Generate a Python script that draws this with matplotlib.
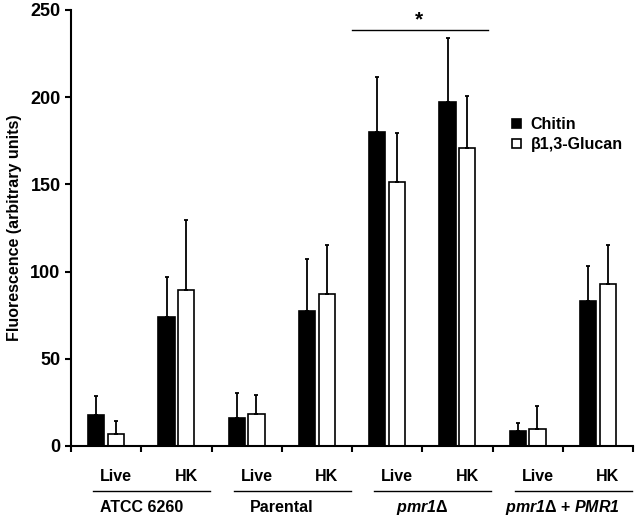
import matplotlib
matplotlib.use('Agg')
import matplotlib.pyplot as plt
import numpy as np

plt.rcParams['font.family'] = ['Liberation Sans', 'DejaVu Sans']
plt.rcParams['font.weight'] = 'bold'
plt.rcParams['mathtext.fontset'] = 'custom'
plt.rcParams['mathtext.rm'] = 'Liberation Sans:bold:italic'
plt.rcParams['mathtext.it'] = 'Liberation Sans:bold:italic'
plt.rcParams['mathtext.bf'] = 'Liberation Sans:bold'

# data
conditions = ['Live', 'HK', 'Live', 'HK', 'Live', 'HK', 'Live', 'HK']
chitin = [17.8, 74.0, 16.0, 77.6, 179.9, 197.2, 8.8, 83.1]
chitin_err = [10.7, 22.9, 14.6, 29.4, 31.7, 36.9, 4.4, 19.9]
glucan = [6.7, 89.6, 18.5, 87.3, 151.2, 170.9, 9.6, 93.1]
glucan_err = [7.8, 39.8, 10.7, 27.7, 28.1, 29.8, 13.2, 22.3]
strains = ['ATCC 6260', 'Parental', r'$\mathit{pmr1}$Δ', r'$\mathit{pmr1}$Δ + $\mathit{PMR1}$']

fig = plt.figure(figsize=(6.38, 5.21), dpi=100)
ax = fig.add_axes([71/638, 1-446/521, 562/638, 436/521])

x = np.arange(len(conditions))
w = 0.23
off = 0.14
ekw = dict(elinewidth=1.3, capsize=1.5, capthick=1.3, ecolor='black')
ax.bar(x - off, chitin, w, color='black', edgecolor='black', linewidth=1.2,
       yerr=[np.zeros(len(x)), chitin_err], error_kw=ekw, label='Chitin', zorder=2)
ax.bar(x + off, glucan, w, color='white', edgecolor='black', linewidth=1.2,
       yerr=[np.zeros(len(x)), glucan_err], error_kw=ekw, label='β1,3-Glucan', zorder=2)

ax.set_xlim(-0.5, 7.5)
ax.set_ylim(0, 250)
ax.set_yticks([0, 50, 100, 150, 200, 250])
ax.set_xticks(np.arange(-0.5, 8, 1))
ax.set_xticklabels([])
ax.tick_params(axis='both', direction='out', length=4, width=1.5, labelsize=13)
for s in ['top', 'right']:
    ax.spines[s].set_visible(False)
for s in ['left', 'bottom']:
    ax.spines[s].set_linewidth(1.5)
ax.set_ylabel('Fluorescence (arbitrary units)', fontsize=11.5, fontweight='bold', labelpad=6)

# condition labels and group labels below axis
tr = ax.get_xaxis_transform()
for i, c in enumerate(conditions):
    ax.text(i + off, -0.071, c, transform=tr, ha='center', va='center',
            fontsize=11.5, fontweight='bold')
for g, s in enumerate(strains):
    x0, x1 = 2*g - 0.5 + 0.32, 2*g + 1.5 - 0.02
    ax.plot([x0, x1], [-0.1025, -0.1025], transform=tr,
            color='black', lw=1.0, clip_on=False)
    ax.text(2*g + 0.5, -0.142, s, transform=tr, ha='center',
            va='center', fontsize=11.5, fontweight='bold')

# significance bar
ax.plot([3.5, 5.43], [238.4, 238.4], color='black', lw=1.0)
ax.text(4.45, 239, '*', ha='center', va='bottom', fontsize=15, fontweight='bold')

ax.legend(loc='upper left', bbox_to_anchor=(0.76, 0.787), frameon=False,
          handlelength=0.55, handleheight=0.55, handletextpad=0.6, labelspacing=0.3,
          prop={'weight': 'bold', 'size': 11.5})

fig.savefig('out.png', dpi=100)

* * *

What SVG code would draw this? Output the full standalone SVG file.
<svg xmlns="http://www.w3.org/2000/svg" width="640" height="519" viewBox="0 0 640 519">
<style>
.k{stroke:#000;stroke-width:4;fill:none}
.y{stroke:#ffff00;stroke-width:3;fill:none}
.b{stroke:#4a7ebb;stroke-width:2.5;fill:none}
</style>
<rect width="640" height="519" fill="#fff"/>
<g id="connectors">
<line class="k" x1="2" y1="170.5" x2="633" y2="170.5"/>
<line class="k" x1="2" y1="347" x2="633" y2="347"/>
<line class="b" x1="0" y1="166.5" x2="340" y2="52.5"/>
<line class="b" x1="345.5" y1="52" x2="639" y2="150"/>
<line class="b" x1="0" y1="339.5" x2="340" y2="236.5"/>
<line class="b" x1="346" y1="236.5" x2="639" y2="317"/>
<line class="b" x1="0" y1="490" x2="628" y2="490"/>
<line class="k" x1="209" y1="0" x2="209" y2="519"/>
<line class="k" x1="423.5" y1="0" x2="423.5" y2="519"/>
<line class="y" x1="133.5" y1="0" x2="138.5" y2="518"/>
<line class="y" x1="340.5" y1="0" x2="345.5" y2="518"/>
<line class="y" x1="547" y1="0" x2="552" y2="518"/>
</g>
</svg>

WHAT YOU NEED TO DO. Except for the pictures, write out exactly the lines from the line that contains "Generate a Python" through the line that contains "strains = ['ATCC", including both.

OUTPUT FOR THIS TASK.
Generate a Python script that draws this with matplotlib.
import matplotlib
matplotlib.use('Agg')
import matplotlib.pyplot as plt
import numpy as np

plt.rcParams['font.family'] = ['Liberation Sans', 'DejaVu Sans']
plt.rcParams['font.weight'] = 'bold'
plt.rcParams['mathtext.fontset'] = 'custom'
plt.rcParams['mathtext.rm'] = 'Liberation Sans:bold:italic'
plt.rcParams['mathtext.it'] = 'Liberation Sans:bold:italic'
plt.rcParams['mathtext.bf'] = 'Liberation Sans:bold'

# data
conditions = ['Live', 'HK', 'Live', 'HK', 'Live', 'HK', 'Live', 'HK']
chitin = [17.8, 74.0, 16.0, 77.6, 179.9, 197.2, 8.8, 83.1]
chitin_err = [10.7, 22.9, 14.6, 29.4, 31.7, 36.9, 4.4, 19.9]
glucan = [6.7, 89.6, 18.5, 87.3, 151.2, 170.9, 9.6, 93.1]
glucan_err = [7.8, 39.8, 10.7, 27.7, 28.1, 29.8, 13.2, 22.3]
strains = ['ATCC 6260', 'Parental', r'$\mathit{pmr1}$Δ', r'$\mathit{pmr1}$Δ + $\mathit{PMR1}$']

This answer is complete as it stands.